例えば水素原子に反陽子をぶつける場合、この衝突過程に関与するのは水素原子核(陽子)とその周りの電子、そして反陽子の 3 体だけでとても単純な系ですが、 数百 eV 以下の非常に低いエネルギー領域では実験的には確認されておらず、理論も相互に食い違っています。

cross sections of He by
antiproton impact

図 6: 反陽子による He のイオン化および反陽子捕獲断面積。

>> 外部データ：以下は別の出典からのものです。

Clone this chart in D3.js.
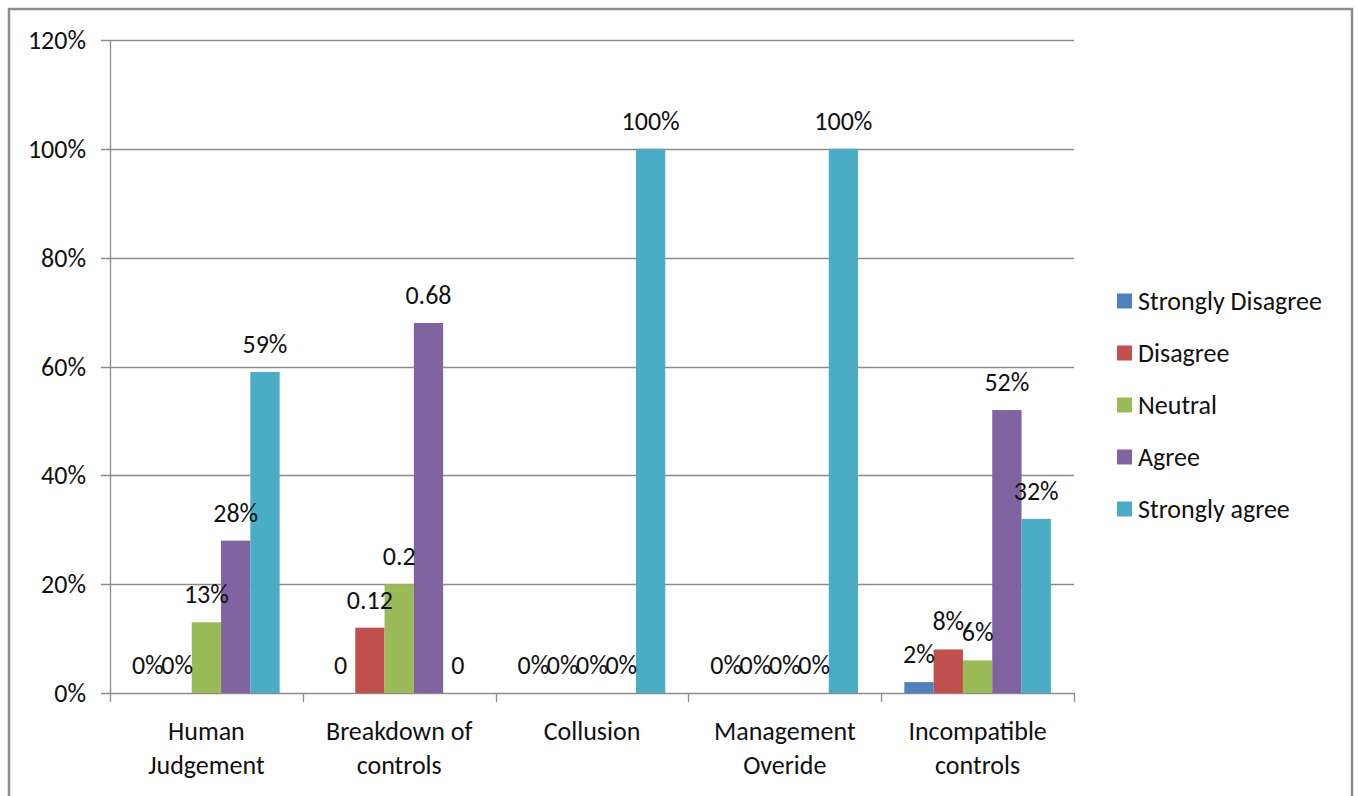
<!DOCTYPE html>
<html>
<head>
<meta charset="utf-8">
<script src="https://cdn.jsdelivr.net/npm/d3@7"></script>
<style>
  html, body { margin: 0; padding: 0; background: #fff; }
  svg { display: block; }
  text { font-family: Carlito, Lato, "Open Sans", sans-serif; fill: #111; }
</style>
</head>
<body>
<svg id="chart" width="1359" height="796"></svg>
<script>
// Survey responses per control weakness
const categories = [["Human", "Judgement"], ["Breakdown of", "controls"], ["Collusion"], ["Management", "Overide"], ["Incompatible", "controls"]];
const seriesNames = ["Strongly Disagree", "Disagree", "Neutral", "Agree", "Strongly agree"];
const seriesColors = ["#4F81BD", "#C0504D", "#9BBB59", "#8064A2", "#4BACC6"];
// values[category][series]
const values = [
  [0, 0, 0.13, 0.28, 0.59],
  [0, 0.12, 0.20, 0.68, 0],
  [0, 0, 0, 0, 1.00],
  [0, 0, 0, 0, 1.00],
  [0.02, 0.08, 0.06, 0.52, 0.32]
];
// data label style per category: percent or plain decimal
const labelStyle = ["percent", "decimal", "percent", "percent", "percent"];
const yTicks = [0, 0.2, 0.4, 0.6, 0.8, 1.0, 1.2];

const svg = d3.select("#chart");
const fontSize = 26;

// outer frame
svg.append("rect")
  .attr("x", 9).attr("y", 9).attr("width", 1343).attr("height", 800)
  .attr("fill", "none").attr("stroke", "#8c8c8c").attr("stroke-width", 2.5);

const plot = { left: 110, right: 1074, top: 40, bottom: 693 };

const x = d3.scaleBand().domain(d3.range(categories.length))
  .range([plot.left, plot.right]).paddingInner(0).paddingOuter(0);
// bars within each category, with empty space on both sides of the cluster
const xs = d3.scaleBand().domain(d3.range(seriesNames.length))
  .range([0, x.bandwidth()]).paddingInner(0).paddingOuter(0.79);
const y = d3.scaleLinear().domain([0, 1.2]).range([plot.bottom, plot.top]);

// gridlines
svg.append("g").selectAll("line").data(yTicks).join("line")
  .attr("x1", plot.left - 9).attr("x2", plot.right)
  .attr("y1", d => Math.round(y(d)) + 0.5).attr("y2", d => Math.round(y(d)) + 0.5)
  .attr("stroke", "#8c8c8c").attr("stroke-width", 1.3);

// y-axis labels
svg.append("g").selectAll("text").data(yTicks).join("text")
  .attr("x", 86).attr("y", d => y(d))
  .attr("text-anchor", "end").attr("dominant-baseline", "central")
  .style("font-size", fontSize + "px")
  .text(d3.format(".0%"));

// vertical axis line
svg.append("line")
  .attr("x1", plot.left + 0.5).attr("x2", plot.left + 0.5)
  .attr("y1", plot.top).attr("y2", plot.bottom)
  .attr("stroke", "#8c8c8c").attr("stroke-width", 1.3);

// category ticks
const tickXs = d3.range(categories.length + 1).map(i => plot.left + i * x.step());
svg.append("g").selectAll("line").data(tickXs).join("line")
  .attr("x1", d => Math.round(d) + 0.5).attr("x2", d => Math.round(d) + 0.5)
  .attr("y1", plot.bottom).attr("y2", plot.bottom + 9)
  .attr("stroke", "#8c8c8c").attr("stroke-width", 1.3);

// bars
const groups = svg.append("g").selectAll("g").data(values).join("g")
  .attr("transform", (d, i) => `translate(${x(i)},0)`);

groups.selectAll("rect").data(d => d).join("rect")
  .attr("x", (d, j) => xs(j))
  .attr("width", xs.bandwidth())
  .attr("y", d => y(d))
  .attr("height", d => y(0) - y(d))
  .attr("fill", (d, j) => seriesColors[j]);

// data labels
const fmtPct = d3.format(".0%");
const fmtDec = v => String(+v.toFixed(2));
groups.each(function (row, i) {
  d3.select(this).selectAll("text.lbl").data(row).join("text")
    .attr("class", "lbl")
    .attr("x", (d, j) => xs(j) + xs.bandwidth() / 2)
    .attr("y", d => y(d) - 19)
    .attr("text-anchor", "middle")
    .style("font-size", fontSize + "px")
    .text(d => labelStyle[i] === "percent" ? fmtPct(d) : fmtDec(d));
});

// category labels
svg.append("g").selectAll("text").data(categories).join("text")
  .attr("x", (d, i) => x(i) + x.bandwidth() / 2)
  .attr("y", 740)
  .attr("text-anchor", "middle")
  .style("font-size", fontSize + "px")
  .selectAll("tspan").data(d => d).join("tspan")
  .attr("x", function () { return d3.select(this.parentNode).attr("x"); })
  .attr("dy", (d, k) => k === 0 ? 0 : 34)
  .text(d => d);

// legend
const legend = svg.append("g").selectAll("g").data(seriesNames).join("g")
  .attr("transform", (d, j) => `translate(1117,${301 + j * 52})`);
legend.append("rect")
  .attr("x", 0).attr("y", -7.5).attr("width", 15).attr("height", 15)
  .attr("fill", (d, j) => seriesColors[j]);
legend.append("text")
  .attr("x", 21).attr("y", 0).attr("dominant-baseline", "central")
  .style("font-size", fontSize + "px")
  .text(d => d);
</script>
</body>
</html>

理論予想と実験結果

また、物質中に反陽子を止めると、ここでも「重い電子」として標的の原子核に束縛されて反陽子原子を形成します。 例えば、反陽子を液体ヘリウム中へ入射すると多重散乱の果てに反陽子ヘリウム原子が形成されることが知られており、本郷のグループを中心にそれの高精度レーザー分光による研究で大きな成果が上がっています。 しかしながら、そのような反陽子原子の生成初期過程については、図 4 に示しているように非常に低いエネルギーによる衝突断面積などがまだ一切実験的に明らかにされおらず、詳細はわかっていません。 私たちはガス標的と超低速の反陽子ビームを交叉させて単回衝突条件を作り出し、反陽子原子生成断面積を測定を進めています。